Tuesday 7 May 2013

Those poor folks in Florida and Toronto (April 17/13)


Just think of those poor people in Florida 

                                                            by Robert LaFrance
 

            Did you ever make ice cream, I mean with an ice cream maker that you crank and crank and crank, and then when you’re finished that cranking you find it wasn’t worth doing? Really? I never have. It’s always delicious. But what I wanted to say is that when I was cranking (and cranking, etc.) I was thinking how very lucky we were in that instance, that of making ice cream. Or, as some say, ‘making homemade ice cream’.

            The snow this time of year is crystalline, if that’s the right word, and is perfect for making ice cream. While I was cranking, I thought of all the people in Florida who aren’t lucky enough to be able to go out on their porches and make it. I wonder if they realize what they’re missing, with their golf and outdoor swimming in January, when they could be cranking.

            It reminds me of what Grampy said to me once. Back in the 1970s, I was mentioning that the population of Toronto, eight hundred miles away, was over two million at the time. He scratched his chin, looked around at the rolling hills of Tilley and said: “I wonder why so many people want to live so far away from everything.”

            On another subject, it’s not often that an organization can find the perfect phrase for what they want to do. The phrase ‘zero tolerance’ is one of those. It is embraced and caressed by police forces all over North America, especially in the U.S. where officers see themselves as the combination of Batman, Butch Cassidy and G.I. Joe. When they say ‘zero tolerance’ that relieves them of any responsibility for thinking, not an easy endeavour at the best of times.

            “Life is not a problem to be solved, but a reality to be experienced,” said the 19th century Danish philosopher Soren Kierkegaard, but I’ll wager he never saw a provincial government that apparently had decided to stomp his home town (meaning Perth-Andover) every chance they get. He never saw the price of a box of Vector breakfast cereal go from $7.29 to $2.99 for a week and then go back to $7.29. So…he needs to go back to Copenhagen, tend his garden, and do some more philosophizing.

            The world is a weird place. Donald Trump, the U.S.A.’s counterpart for Conrad Black except that so far he’s stayed out of jail, built a golf course in northern Scotland. Then Scotland decided to allow an energy company to build a wind farm that would supply half the energy needed by the city of Aberdeen. Trump sued and lost. His reason for suing? Because the wind farm would spoil the view of the North Sea from the golf course. What a buffoon and cartoon character that man is! Can he be a real person?
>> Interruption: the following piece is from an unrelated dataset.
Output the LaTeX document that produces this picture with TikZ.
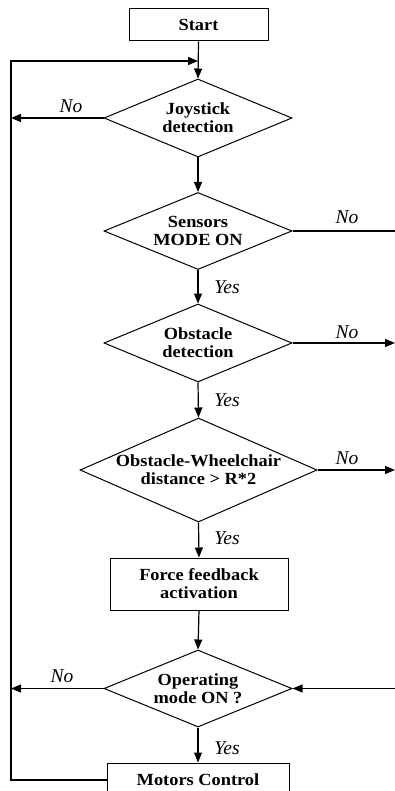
\documentclass[tikz,border=0pt]{standalone}
\usepackage{fontspec}
\setmainfont{Liberation Serif}
\newfontfamily\boxfont{Liberation Serif}[FakeStretch=1.08]
\usetikzlibrary{shapes.geometric,arrows.meta}
\begin{document}
\begin{tikzpicture}[x=1pt,y=-1pt,
  lw/.style={line width=1.2pt},
  flow/.style={lw,-{Triangle[length=10pt,width=8pt]}},
  boxnode/.style={draw,line width=1pt,font=\boxfont\fontsize{17}{18}\selectfont\bfseries,align=center,inner sep=0pt},
  dec/.style={draw,line width=1pt,shape=diamond,inner sep=0pt},
  dtext/.style={font=\boxfont\fontsize{17}{18}\selectfont\bfseries,align=center,inner sep=0pt},
  ans/.style={font=\fontsize{19.5}{20}\selectfont\itshape,inner sep=0pt}]
\clip (0,0) rectangle (395,791);

% process boxes and decisions
\node[boxnode,minimum width=139pt,minimum height=32pt] (start) at (198.5,25) {Start};
\node[dec,minimum width=188pt,minimum height=78pt,
  label={[dtext]center:{Joystick\\detection}}] (J) at (198,118) {};
\node[dec,minimum width=188pt,minimum height=77pt,
  label={[dtext]center:{Sensors\\MODE ON}}] (S) at (198,231) {};
\node[dec,minimum width=188pt,minimum height=78pt,
  label={[dtext]center:{Obstacle\\detection}}] (O) at (198,343) {};
\node[dec,minimum width=237pt,minimum height=104pt,
  label={[dtext]center:{Obstacle-Wheelchair\\distance > R*2}}] (D) at (198.5,470) {};
\node[boxnode,minimum width=178pt,minimum height=52pt] (F) at (199,584) {Force feedback\\activation};
\node[dec,minimum width=188pt,minimum height=77pt,
  label={[dtext]center:{Operating\\mode ON ?}}] (P) at (198,688.5) {};
\node[boxnode,minimum width=182pt,minimum height=34pt] (M) at (198,780) {Motors Control};

% free ends of the connectors
\coordinate (loopTop) at (11,61);
\coordinate (loopBot) at (11,780);
\coordinate (merge) at (198,61);
\coordinate (rightS) at (395,231);
\coordinate (rightO) at (395,343);
\coordinate (rightD) at (395,470);
\coordinate (rightP) at (395,688.5);

% main flow
\draw[flow] (start.south) -- (J.north);
\draw[flow] (J.south) -- (S.north);
\draw[flow] (S.south) -- (O.north);
\draw[flow] (O.south) -- (D.north);
\draw[flow] (D.south) -- (F.north);
\draw[flow] (F.south) -- (P.north);
\draw[flow] (P.south) -- (M.north);

% return loop
\draw[flow] (M.west) -- (loopBot) -- (loopTop) -- (merge);
\draw[flow] (J.west) -- (J.west -| loopTop);
\draw[flow] (P.west) -- (P.west -| loopTop);

% exits to the right
\draw[lw] (S.east) -- (rightS);
\draw[flow] (O.east) -- (rightO);
\draw[flow] (D.east) -- (rightD);
\draw[flow] (rightP) -- (P.east);

% branch labels
\node[ans] (nJ) at (71,106) {No};
\node[ans] (nS) at (347,217) {No};
\node[ans] (yS) at (227,287) {Yes};
\node[ans] (nO) at (347,332) {No};
\node[ans] (yO) at (227,400) {Yes};
\node[ans] (nD) at (347,458) {No};
\node[ans] (yD) at (227,538) {Yes};
\node[ans] (nP) at (62,676) {No};
\node[ans] (yP) at (227,748) {Yes};
\end{tikzpicture}
\end{document}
            Meanwhile, in Germany, a museum that contained – was actually built around – a section of the Berlin Wall where it was  constructed in 1961 wanted to move, and of course they wanted to move that piece of the Berlin Wall. There was a national outcry. I have a suggestion to the museum people: bring in Horizon Health and advisors from the NB provincial government. They move stuff all the time, but the downside is that the Wall may end up in a field in Waterville.

            Am I glad the month of March is over! Cabin fever is the worst in March, worse than January or even February when the deepest of winter is here and it looks as if spring will never arrive. In March we can actually see spring springing, but it’s not close enough yet to get out the screen tent. Now that we are well into April, we can see the flocks of Canada Geese – the braver ones anyway – heading north. I think I even recognized one. I last saw Elmer in November, when he honked by here just as if he were my sister, who thinks nothing of going to Florida in the winter while I stay here and shovel enough snow every day to bury Caesar, or a 1961 Falcon.

            Which brings me to the subject of the 1961 Falcon I used to own back in the late 1970s. Some people may even remember the photo of me in the Victoria County Record of the day, the one in which I held a .410 shotgun pointed at the hood of that car whose nickname was Hitler.

            And I said THE WORLD was a weird place?